I'm travelling most of this week which will prevent me getting any painting done. However, it does give me time in the hotels in the evenings to read through a number of books that I've had sitting around for a few weeks now.
I purchased the new Osprey book "French Guardsman vs Russian Jaeger"a few weeks ago and have just finished reading it.
This book is one of a number in a new range called 'Combat' which compares the organisation, training and combat effectiveness of two historical foes, in this case the Jaeger and Young Guard between 1803 and 1815.
The book focuses on a number of regiments from each formation (1st, 2nd and 14th Voltigeur and the two Russian Lifeguard Jaeger regiments along with the 19th Jaeger Regiment) as the sources used by the author made it "..possible to form a much more detailed picture of their combat performance".
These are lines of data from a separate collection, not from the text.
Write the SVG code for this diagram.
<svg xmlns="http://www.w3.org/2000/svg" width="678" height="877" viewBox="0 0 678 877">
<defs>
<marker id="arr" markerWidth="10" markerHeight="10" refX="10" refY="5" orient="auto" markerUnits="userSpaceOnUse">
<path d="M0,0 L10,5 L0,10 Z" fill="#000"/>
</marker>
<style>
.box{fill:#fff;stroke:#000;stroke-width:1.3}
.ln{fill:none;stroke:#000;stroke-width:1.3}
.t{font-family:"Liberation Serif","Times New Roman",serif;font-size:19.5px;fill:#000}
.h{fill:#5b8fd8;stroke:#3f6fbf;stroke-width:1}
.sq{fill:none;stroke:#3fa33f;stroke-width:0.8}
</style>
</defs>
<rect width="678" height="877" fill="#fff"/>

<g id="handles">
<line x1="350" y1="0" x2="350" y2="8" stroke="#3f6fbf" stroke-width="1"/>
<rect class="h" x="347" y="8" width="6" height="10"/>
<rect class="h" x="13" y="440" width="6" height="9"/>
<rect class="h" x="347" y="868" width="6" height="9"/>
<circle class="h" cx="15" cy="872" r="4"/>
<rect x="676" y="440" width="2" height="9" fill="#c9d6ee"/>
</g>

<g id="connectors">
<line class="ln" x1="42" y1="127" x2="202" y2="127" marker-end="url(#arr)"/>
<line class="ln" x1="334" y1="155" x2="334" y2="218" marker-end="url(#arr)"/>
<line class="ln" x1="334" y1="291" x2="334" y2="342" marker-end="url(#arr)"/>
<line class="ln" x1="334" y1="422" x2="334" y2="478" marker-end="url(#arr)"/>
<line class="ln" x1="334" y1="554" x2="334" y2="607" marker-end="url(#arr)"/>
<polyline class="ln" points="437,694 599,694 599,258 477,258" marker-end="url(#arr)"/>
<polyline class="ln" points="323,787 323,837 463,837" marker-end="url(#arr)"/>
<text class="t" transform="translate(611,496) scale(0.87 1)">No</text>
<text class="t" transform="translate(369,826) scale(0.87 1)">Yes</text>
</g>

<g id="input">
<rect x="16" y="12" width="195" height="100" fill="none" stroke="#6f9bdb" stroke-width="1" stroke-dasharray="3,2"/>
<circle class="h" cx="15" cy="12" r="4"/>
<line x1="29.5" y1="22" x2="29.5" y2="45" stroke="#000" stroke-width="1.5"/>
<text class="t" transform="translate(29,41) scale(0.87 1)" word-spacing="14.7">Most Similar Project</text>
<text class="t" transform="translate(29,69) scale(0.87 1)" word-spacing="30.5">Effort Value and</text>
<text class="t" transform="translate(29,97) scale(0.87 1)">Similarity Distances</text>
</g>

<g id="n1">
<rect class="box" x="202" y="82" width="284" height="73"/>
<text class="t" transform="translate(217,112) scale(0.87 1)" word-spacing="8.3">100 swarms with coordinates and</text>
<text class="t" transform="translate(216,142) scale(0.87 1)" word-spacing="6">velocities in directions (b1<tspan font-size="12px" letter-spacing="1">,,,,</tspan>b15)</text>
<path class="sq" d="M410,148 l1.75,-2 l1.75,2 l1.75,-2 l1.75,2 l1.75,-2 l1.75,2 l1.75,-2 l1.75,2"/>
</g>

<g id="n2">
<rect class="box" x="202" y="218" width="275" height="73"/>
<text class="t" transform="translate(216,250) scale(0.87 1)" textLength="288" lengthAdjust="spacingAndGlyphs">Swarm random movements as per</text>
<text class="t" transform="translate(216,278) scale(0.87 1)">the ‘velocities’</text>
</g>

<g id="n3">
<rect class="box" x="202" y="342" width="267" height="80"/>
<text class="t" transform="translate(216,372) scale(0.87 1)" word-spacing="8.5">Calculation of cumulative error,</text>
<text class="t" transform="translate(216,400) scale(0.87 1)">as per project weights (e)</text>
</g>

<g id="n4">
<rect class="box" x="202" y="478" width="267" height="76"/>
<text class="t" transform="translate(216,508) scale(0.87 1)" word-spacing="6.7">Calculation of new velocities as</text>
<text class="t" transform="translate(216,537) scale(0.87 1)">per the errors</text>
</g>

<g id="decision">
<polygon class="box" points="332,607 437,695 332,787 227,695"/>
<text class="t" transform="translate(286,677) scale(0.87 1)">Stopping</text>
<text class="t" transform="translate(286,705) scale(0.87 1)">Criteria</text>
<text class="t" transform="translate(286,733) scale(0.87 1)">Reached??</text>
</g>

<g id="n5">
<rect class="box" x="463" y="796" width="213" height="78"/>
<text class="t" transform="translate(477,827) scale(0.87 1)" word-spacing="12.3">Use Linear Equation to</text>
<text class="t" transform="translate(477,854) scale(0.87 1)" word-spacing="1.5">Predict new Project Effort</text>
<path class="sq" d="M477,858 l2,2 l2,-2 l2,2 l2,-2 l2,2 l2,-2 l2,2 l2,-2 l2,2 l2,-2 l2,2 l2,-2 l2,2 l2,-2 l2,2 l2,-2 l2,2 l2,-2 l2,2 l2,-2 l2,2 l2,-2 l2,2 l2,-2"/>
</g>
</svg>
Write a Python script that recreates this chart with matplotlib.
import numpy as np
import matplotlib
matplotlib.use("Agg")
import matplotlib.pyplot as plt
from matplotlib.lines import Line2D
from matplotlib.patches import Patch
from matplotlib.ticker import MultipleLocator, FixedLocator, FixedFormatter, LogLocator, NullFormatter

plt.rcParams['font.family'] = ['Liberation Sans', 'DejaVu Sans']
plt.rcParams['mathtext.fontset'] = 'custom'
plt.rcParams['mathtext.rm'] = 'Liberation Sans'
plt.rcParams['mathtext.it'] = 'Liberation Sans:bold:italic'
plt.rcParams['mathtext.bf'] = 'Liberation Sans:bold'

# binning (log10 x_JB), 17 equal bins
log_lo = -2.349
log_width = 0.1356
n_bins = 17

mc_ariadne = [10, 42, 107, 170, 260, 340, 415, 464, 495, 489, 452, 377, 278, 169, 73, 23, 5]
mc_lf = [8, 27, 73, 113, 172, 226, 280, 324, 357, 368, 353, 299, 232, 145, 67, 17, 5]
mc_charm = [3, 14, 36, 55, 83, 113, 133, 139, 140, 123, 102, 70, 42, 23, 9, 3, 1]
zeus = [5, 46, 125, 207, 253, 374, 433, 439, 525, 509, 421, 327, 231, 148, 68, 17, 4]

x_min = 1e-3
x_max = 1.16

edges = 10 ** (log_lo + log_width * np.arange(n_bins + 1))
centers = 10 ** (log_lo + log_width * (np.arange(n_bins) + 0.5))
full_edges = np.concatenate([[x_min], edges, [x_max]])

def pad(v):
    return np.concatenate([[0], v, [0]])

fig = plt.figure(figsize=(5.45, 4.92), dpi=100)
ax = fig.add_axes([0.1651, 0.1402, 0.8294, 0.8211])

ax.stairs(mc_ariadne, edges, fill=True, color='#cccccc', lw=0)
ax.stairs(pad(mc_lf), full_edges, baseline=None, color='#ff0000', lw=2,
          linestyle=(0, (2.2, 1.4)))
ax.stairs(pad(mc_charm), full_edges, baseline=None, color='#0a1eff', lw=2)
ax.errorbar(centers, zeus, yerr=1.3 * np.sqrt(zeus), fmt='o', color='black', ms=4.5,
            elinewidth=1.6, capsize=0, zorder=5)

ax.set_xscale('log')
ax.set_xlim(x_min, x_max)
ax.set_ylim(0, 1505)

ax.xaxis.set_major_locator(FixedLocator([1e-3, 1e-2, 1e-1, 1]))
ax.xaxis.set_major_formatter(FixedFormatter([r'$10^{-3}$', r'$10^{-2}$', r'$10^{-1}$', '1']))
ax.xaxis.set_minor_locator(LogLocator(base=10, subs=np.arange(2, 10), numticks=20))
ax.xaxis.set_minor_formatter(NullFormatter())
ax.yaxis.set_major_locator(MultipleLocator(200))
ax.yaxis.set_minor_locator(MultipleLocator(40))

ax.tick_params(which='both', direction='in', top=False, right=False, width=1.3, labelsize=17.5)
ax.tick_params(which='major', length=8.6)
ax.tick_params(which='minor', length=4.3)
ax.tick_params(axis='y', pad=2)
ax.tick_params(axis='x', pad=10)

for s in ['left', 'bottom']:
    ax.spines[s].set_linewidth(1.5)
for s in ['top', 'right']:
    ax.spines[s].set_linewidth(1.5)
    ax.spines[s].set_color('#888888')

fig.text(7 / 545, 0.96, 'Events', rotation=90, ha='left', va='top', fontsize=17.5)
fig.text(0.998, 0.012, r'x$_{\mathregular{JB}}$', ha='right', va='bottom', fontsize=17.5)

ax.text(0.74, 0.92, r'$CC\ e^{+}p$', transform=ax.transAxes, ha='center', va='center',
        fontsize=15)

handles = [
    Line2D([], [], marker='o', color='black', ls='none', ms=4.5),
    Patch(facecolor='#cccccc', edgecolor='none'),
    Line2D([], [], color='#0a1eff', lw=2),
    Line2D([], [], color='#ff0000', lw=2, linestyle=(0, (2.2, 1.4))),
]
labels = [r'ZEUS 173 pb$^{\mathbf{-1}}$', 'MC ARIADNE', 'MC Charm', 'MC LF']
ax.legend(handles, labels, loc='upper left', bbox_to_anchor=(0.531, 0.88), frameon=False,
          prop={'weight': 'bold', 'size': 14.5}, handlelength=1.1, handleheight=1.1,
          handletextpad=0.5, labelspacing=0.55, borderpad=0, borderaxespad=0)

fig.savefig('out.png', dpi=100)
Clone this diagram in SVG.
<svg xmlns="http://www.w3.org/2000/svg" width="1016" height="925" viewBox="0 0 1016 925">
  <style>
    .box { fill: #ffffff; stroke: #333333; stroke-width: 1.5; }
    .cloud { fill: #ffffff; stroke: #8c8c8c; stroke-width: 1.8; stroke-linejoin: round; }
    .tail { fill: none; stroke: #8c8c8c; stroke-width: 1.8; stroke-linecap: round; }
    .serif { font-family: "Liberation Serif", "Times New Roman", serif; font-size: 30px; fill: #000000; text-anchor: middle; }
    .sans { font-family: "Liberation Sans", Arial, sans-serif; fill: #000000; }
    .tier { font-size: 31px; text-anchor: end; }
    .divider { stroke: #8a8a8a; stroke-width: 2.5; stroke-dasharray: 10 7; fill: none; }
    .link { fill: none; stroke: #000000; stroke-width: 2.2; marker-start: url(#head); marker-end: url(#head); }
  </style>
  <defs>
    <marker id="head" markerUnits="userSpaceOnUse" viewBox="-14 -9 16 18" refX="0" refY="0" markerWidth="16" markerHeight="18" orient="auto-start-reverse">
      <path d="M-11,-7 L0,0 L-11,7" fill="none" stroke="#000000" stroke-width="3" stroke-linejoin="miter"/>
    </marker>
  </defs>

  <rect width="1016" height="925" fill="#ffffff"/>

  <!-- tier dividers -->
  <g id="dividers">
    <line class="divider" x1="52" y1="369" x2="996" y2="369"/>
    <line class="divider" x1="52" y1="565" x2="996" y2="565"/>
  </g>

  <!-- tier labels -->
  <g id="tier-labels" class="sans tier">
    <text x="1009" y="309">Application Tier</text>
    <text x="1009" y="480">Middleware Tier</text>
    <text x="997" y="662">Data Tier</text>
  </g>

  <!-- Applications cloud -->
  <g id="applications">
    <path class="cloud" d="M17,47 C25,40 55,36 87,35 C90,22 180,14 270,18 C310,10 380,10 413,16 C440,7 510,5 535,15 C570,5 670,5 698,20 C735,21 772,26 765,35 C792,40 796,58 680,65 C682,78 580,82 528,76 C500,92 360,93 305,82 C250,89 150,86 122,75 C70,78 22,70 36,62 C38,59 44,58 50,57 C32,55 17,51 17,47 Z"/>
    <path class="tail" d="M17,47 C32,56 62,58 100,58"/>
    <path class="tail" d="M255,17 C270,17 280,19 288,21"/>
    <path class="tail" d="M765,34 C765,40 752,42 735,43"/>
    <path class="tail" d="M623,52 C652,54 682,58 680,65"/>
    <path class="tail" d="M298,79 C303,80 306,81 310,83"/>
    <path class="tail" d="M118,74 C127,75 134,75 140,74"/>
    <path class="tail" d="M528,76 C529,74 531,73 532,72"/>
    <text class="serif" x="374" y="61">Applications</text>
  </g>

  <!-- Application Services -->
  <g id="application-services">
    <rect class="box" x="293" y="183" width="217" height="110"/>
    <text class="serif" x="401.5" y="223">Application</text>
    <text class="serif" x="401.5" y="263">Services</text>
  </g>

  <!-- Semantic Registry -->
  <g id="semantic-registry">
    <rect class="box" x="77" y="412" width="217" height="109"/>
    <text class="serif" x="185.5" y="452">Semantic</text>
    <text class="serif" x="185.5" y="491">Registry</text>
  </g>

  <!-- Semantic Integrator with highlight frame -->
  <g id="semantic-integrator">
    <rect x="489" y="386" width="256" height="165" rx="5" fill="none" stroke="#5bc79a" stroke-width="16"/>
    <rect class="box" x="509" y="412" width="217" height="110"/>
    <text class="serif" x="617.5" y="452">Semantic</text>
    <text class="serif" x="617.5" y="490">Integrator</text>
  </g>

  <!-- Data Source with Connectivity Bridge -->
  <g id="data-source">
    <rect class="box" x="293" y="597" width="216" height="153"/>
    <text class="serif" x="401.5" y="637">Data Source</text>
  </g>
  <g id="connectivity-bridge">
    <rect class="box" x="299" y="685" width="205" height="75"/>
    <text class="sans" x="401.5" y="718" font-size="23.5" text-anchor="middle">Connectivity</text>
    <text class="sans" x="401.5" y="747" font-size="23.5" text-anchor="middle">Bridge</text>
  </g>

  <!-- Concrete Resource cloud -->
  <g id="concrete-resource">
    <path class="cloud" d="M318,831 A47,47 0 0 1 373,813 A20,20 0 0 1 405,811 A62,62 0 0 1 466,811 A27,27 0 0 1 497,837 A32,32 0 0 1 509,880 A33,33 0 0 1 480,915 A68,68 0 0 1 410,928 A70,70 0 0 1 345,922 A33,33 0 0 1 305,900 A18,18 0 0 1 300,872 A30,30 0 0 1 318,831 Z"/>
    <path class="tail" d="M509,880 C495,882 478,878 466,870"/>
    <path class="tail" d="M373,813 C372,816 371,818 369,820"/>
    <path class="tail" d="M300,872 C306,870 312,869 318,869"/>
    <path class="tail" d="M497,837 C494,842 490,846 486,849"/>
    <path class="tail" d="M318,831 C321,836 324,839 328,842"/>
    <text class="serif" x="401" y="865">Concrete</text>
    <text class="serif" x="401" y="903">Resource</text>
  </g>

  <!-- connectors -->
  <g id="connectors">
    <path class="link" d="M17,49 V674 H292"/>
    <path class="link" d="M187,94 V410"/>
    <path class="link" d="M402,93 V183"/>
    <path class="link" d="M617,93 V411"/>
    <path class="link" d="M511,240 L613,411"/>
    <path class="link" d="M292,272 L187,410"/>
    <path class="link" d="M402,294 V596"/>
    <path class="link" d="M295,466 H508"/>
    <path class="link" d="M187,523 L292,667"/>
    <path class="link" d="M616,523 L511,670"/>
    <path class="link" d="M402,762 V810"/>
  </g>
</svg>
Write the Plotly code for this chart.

The first chapter after the introduction provides a comparison of the the two opposing units in sections sub-titled "“origins and combat role”, “enlistment
and training”, “motivation, morale and logistics”, “leadership” and
“weapons and tactics”. This section also provide colour plates of a Russian Jaeger and French Voltegeur from both the front and the back. This is immensely useful fro anyone who is painting figures for these units.
The rest of the book is given over to descriptions of three battles Krasnyi (17 November
1812); the fighting around Gudengossa (16 October 1813), south of Leipzig; and Craonne (7 March 1814).
These battles descriptions contain first hand accounts from both French and Russian sources (including privates) along with analysis of their performance in each battle.
The final chapter is an analysis and conclusions section from both the Russian and French perspectives along with "the Reckoning" where the fate of some of the soldiers referenced in the battle descriptions are revealed. this final chapter is rounded off with a page on Unit organisations and a page summarising the orders of battle for three engagements.
The book comes in at 80-pages and has numerous maps and pictures. I particularly like the split screen pictures that show a particular combat scene from the both sides perspectives. I haven't seen this before in a book and I personally think it is very effective. The text is very readable and brings these two unit types alive.
What I found most interesting for my 1814 project is how the "..decline of the Young Guard and the rise of the Russian Jaeger arm are starkly exposed". The description of Craonne really highlights the gulf in prowess between the flexible veteran Jaegers and the poorly trained conscripts of the Young Guard. Something that I need to take account of when putting together orders of battle.
At 80 pages the book lacks real detail, nevertheless, a lengthy Bibliography is provided and the book serves as an excellent introduction to the latter years of the Napoleonic wars and these two formations. At £9 (on Amazon, other retailing options are available) this book is great value and I heartily recommend it.